Monday, September 4, 2017

Monday Reflection: On Maraga's Courage and The Cowardice of the Kenyan Media

On Friday, Kenya's Supreme Court made an unprecedented decision in declaring the 2017 Presidential Elections null and void based on the fact that the constitution and electoral laws were violated. In his ruling, the Supreme Court Judges (there were two dissenting judges in a six judge bench) opined that presidential elections is a process and not an event thus affirming the principle that the product is only as good as the process that produces it. When NASA decided to go to court, I was relieved but at the same time felt that the best they were going to get out of the process was maybe a declaration that the election was marred by irregularities that were not enough to affect the votes. At most, an audit of the votes could be ordered. The President's election would be upheld and we would be asked to move on -- and in less than a year, politicians would begin to jostle for 2022.

My belief was not based on the fact that I believed the President actually won or that NASA had a weak case but rather on the fact that often when push has come to shove and big decisions need to be made in this country, we have often erred on the side of caution and gone with the status quo. After the bungled 2007 elections, we opted for a coalition government rather than go back to the polls, even if it was after taking one year off to heal from the violence. In 2013, despite the fact the IEBC were unable to account for all the votes, the Supreme Court opted not to upset the apple cart and upheld the election result. It was therefore my conviction that this court, given that it had retained four of the judge from the 2013 bench, was likely to follow precedent and replicate their 2013 counterparts. 

On Friday I sat at home, working (in case my bosses are reading this) but keeping an eye on the proceedings. However, when the Chief Justice made his now famous opening remarks, about fidelity to the Constitution and adherence to the rule of law, I instinctively felt we could be in for something special. This feeling was slightly tampered by his announcement that they would not be giving the full judgment due to time constraints but would publish the full judgment within 21 days.  The 2013 Supreme Court did the same thing and when the judgment was finally published, it was a disappointment and criticized by many. It was, therefore, the most pleasant of surprises when I realized that for once, there are men and women in Kenya willing, and courageous enough to make tough decisions outside the borders of political expediency. 

Chief Justice David Maraga

Kenyans will be going back to the polls again. The Court has already demonstrated that it will not entertain processes that do not adhere to the law. However, there is one important institution that has continued to demonstrate timidity when it comes to accountability. The Kenyan media. That the irregularities happening went about unreported by the media, who preferred to bury their heads in the sands and instead rely on word from the IEBC without seeking to authenticate its veracity is puzzling. Yes we know they do depend on government advertising revenue for their survival and have faced threats of shutdown from government forces but one hopes that the courage demonstrated by the Supreme Court will now rub off the media in their coverage of the upcoming elections. The Kenyan media has the wherewithal to cover all constituencies, report on results announced in all constituencies and provided parallel tallying to those of the IEBC and political parties. 

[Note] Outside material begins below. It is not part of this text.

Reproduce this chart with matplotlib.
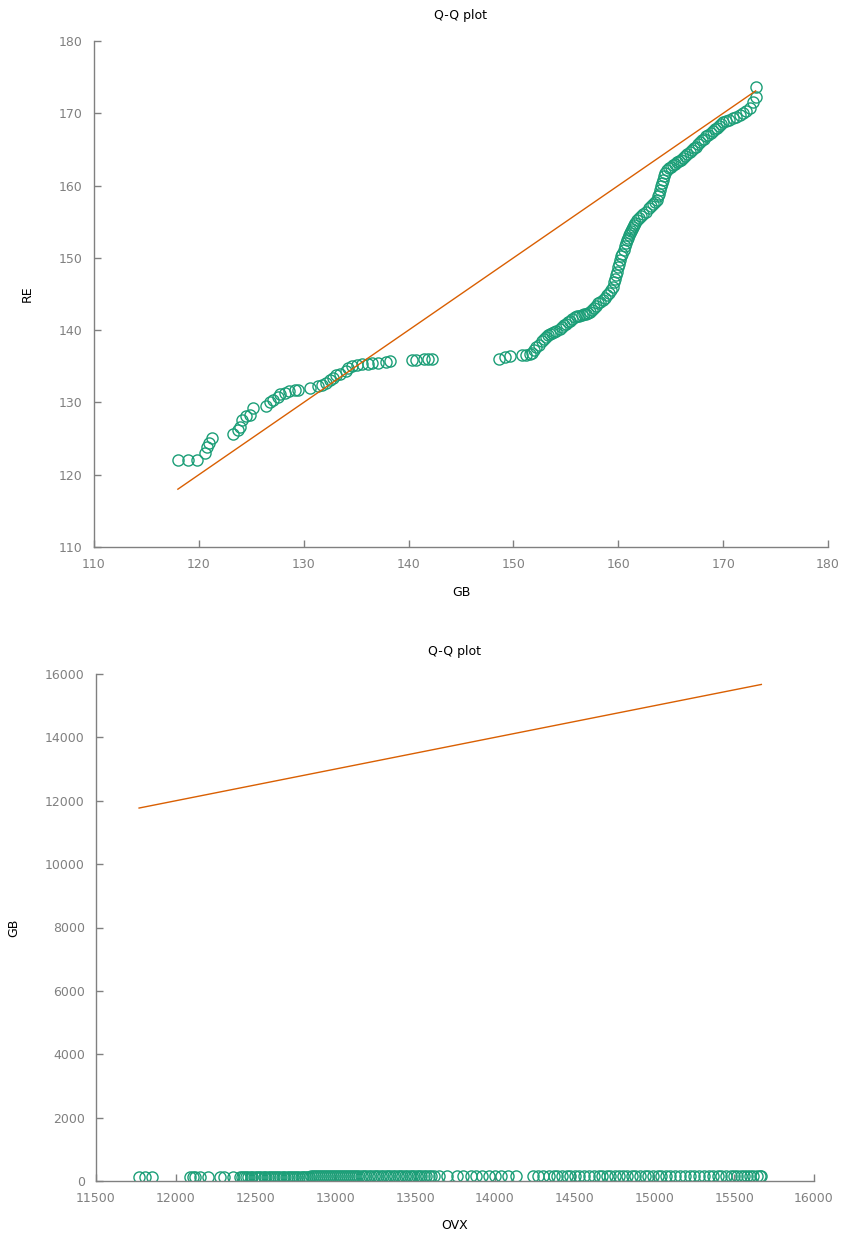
import matplotlib
matplotlib.use("Agg")
import matplotlib.pyplot as plt

# Top Q-Q plot: sorted GB quantiles vs sorted RE quantiles
gb = [118.0, 119.0, 119.8, 120.6, 120.8, 121.0, 121.3,
      123.3, 123.7, 123.9, 124.1, 124.5, 124.9, 125.2,
      126.4, 126.8, 127.1, 127.5, 127.7, 128.2, 128.6, 129.2, 129.5,
      130.6, 131.4, 131.7, 132.1, 132.5, 132.8, 133.1, 133.5, 134.0, 134.2,
      134.6, 135.1, 135.6, 136.1, 136.5, 137.1, 137.8, 138.2,
      140.3, 140.7, 141.5, 141.9, 142.2,
      148.6, 149.2, 149.7, 150.8, 151.2, 151.6,
      151.8, 152.0, 152.2, 152.4,
      152.7, 152.9, 153.1, 153.3, 153.5, 153.7, 153.9, 154.1,
      154.4, 154.6, 154.8, 155.0, 155.2, 155.4, 155.6,
      155.9, 156.1, 156.3, 156.5, 156.7, 156.9, 157.1, 157.3,
      157.5, 157.7, 157.9, 158.1, 158.3, 158.5,
      158.7, 158.9, 159.1, 159.3, 159.5,
      159.6, 159.7, 159.8, 159.9, 160.0, 160.1, 160.2,
      160.3, 160.4, 160.5, 160.6, 160.7, 160.8,
      160.9, 161.0, 161.1, 161.2, 161.3, 161.4, 161.5, 161.6, 161.8,
      162.0, 162.2, 162.4, 162.6,
      162.9, 163.1, 163.3, 163.5, 163.7,
      163.8, 163.9, 164.0, 164.1, 164.2,
      164.3, 164.4, 164.5, 164.6,
      164.8, 165.0, 165.2, 165.4, 165.6, 165.8, 166.0, 166.2,
      166.4, 166.6, 166.8, 167.0, 167.2, 167.4, 167.6, 167.8,
      168.0, 168.2, 168.4, 168.6, 168.8, 169.0, 169.2, 169.4, 169.6, 169.8, 170.0,
      170.3, 170.6, 170.9, 171.2, 171.6,
      171.9, 172.2, 172.6,
      172.8, 173.1, 173.1]

re = [122.0, 122.0, 122.0, 123.0, 123.8, 124.4, 125.1,
      125.6, 126.2, 126.6, 127.6, 128.1, 128.3, 129.2,
      129.5, 130.1, 130.3, 130.8, 131.2, 131.3, 131.6, 131.7, 131.7,
      132.0, 132.3, 132.4, 132.7, 133.1, 133.4, 133.8, 133.9, 134.4, 134.8,
      135.0, 135.2, 135.3, 135.3, 135.5, 135.5, 135.6, 135.7,
      135.9, 135.9, 136.0, 136.0, 136.0,
      136.0, 136.3, 136.4, 136.6, 136.6, 136.7,
      136.9, 137.2, 137.6, 138.0,
      138.5, 138.8, 139.1, 139.3, 139.5, 139.6, 139.8, 139.9,
      140.2, 140.5, 140.7, 140.9, 141.1, 141.3, 141.5,
      141.8, 141.9, 142.0, 142.1, 142.2, 142.3, 142.4, 142.5,
      142.8, 143.1, 143.4, 143.7, 143.9, 144.2,
      144.5, 144.9, 145.2, 145.6, 146.0,
      146.6, 147.1, 147.6, 148.1, 148.7, 149.2, 149.7,
      150.2, 150.6, 151.1, 151.6, 152.0, 152.5,
      152.8, 153.1, 153.4, 153.7, 154.0, 154.3, 154.5, 154.8, 155.2,
      155.5, 155.8, 156.1, 156.4,
      156.9, 157.2, 157.4, 157.7, 158.0,
      158.5, 158.9, 159.4, 159.9, 160.4,
      160.8, 161.3, 161.7, 162.2,
      162.4, 162.6, 162.8, 163.0, 163.2, 163.4, 163.6, 163.8,
      164.1, 164.4, 164.6, 164.9, 165.2, 165.4, 165.7, 166.0,
      166.3, 166.5, 166.8, 167.0, 167.3, 167.5, 167.8, 168.0, 168.3, 168.5, 168.8,
      169.0, 169.1, 169.3, 169.5, 169.8,
      170.0, 170.3, 170.7,
      171.6, 172.3, 173.6]

# Bottom Q-Q plot: sorted OVX quantiles vs sorted GB quantiles
ovx = [11770, 11810, 11850,
       12090, 12105, 12120, 12150, 12200, 12280, 12300, 12360,
       12400, 12415, 12430, 12440, 12455, 12470, 12480, 12495, 12510, 12520,
       12535, 12550, 12560, 12575, 12590, 12600, 12615, 12630, 12640, 12655,
       12670, 12680, 12695, 12710, 12720, 12735, 12750, 12760, 12775, 12790,
       12800, 12812, 12825, 12838, 12850, 12862, 12875, 12888, 12900, 12912,
       12925, 12938, 12950, 12962, 12975, 12988, 13000, 13012, 13025, 13038,
       13050, 13062, 13075, 13088, 13100, 13112, 13125, 13138, 13150, 13165,
       13180, 13195, 13210, 13225, 13240, 13255, 13270, 13285, 13300, 13315,
       13330, 13345, 13360, 13375, 13390, 13405, 13420, 13435, 13450, 13465,
       13480, 13495, 13510, 13525, 13540, 13555, 13570, 13585, 13600, 13620,
       13650, 13700, 13760, 13800, 13850, 13880, 13920, 13960, 14000, 14040, 14080, 14130,
       14240, 14270, 14300, 14340, 14370, 14390, 14420, 14450, 14470, 14500,
       14530, 14560, 14590, 14620, 14650, 14670, 14700, 14720, 14750, 14780,
       14800, 14830, 14860, 14880, 14910, 14940, 14960, 14990, 15020, 15040,
       15070, 15100, 15130, 15160, 15190, 15220, 15250, 15280, 15310, 15340,
       15370, 15400, 15420, 15450, 15480, 15500, 15520, 15540, 15560, 15580,
       15600, 15620, 15640, 15660, 15670]

top_xticks = [110, 120, 130, 140, 150, 160, 170, 180]
top_yticks = [110, 120, 130, 140, 150, 160, 170, 180]
bot_xticks = [11500, 12000, 12500, 13000, 13500, 14000, 14500, 15000, 15500, 16000]
bot_yticks = [0, 2000, 4000, 6000, 8000, 10000, 12000, 14000, 16000]

GREEN = "#1b9e77"
ORANGE = "#d95f02"
GRAY = "#808080"

plt.rcParams['font.family'] = ['DejaVu Sans']

W, H = 857, 1233
fig = plt.figure(figsize=(W / 100, H / 100), dpi=100)

def style(ax, xt, yt):
    for s in ("top", "right"):
        ax.spines[s].set_visible(False)
    for s in ("left", "bottom"):
        ax.spines[s].set_color(GRAY)
        ax.spines[s].set_linewidth(1.0)
    ax.set_xticks(xt)
    ax.set_yticks(yt)
    ax.set_xlim(xt[0], xt[-1])
    ax.set_ylim(yt[0], yt[-1])
    ax.tick_params(direction="in", length=5, width=1, color=GRAY,
                   labelcolor=GRAY, labelsize=9, pad=8)

def qq(ax, x, y):
    ax.plot(x, y, linestyle="none", marker="o", markersize=8,
            markerfacecolor="none", markeredgecolor=GREEN, markeredgewidth=1.0)
    lo, hi = min(x), max(x)
    ax.plot([lo, hi], [lo, hi], color=ORANGE, linewidth=1.0)

ax1 = fig.add_axes([94 / W, 1 - 547 / H, (828 - 94) / W, (547 - 41) / H])
qq(ax1, gb, re)
style(ax1, top_xticks, top_yticks)
ax1.set_xlabel("GB", fontsize=9, labelpad=11)
ax1.set_ylabel("RE", fontsize=9, labelpad=18)
ax1.set_title("Q-Q plot", fontsize=9, pad=16)

ax2 = fig.add_axes([96 / W, 1 - 1181 / H, (814 - 96) / W, (1181 - 674) / H])
qq(ax2, ovx, gb)
style(ax2, bot_xticks, bot_yticks)
ax2.set_xlabel("OVX", fontsize=9, labelpad=10)
ax2.set_ylabel("GB", fontsize=9, labelpad=18)
ax2.set_title("Q-Q plot", fontsize=9, pad=14)

fig.savefig("out.png", dpi=100)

The elections will once again be hotly contested, and there will be lots of propaganda flying about from both NASA and Jubilee operatives. Whichever party will lose, we shall be told that the elections have been rigged once again. We therefore need and independent and robust coverage of the elections, including vote counting and tallying, by the media to help us decipher who is telling the truth. The money invested in the boring, poorly dressed, inarticulate and endlessly parroting panels / manels during the election is better invested in polling station result announcement coverage that will help us decide whether the elections have indeed been free and fair. By doing this, they will help reduce possible incitement of the public by election losers, regardless of the political side in which they will be found  


  1. "The money invested in the boring, poorly dressed, inarticulate and endlessly parroting panels / manels" this

    1. ...partly borrowed from your tweet a few days back!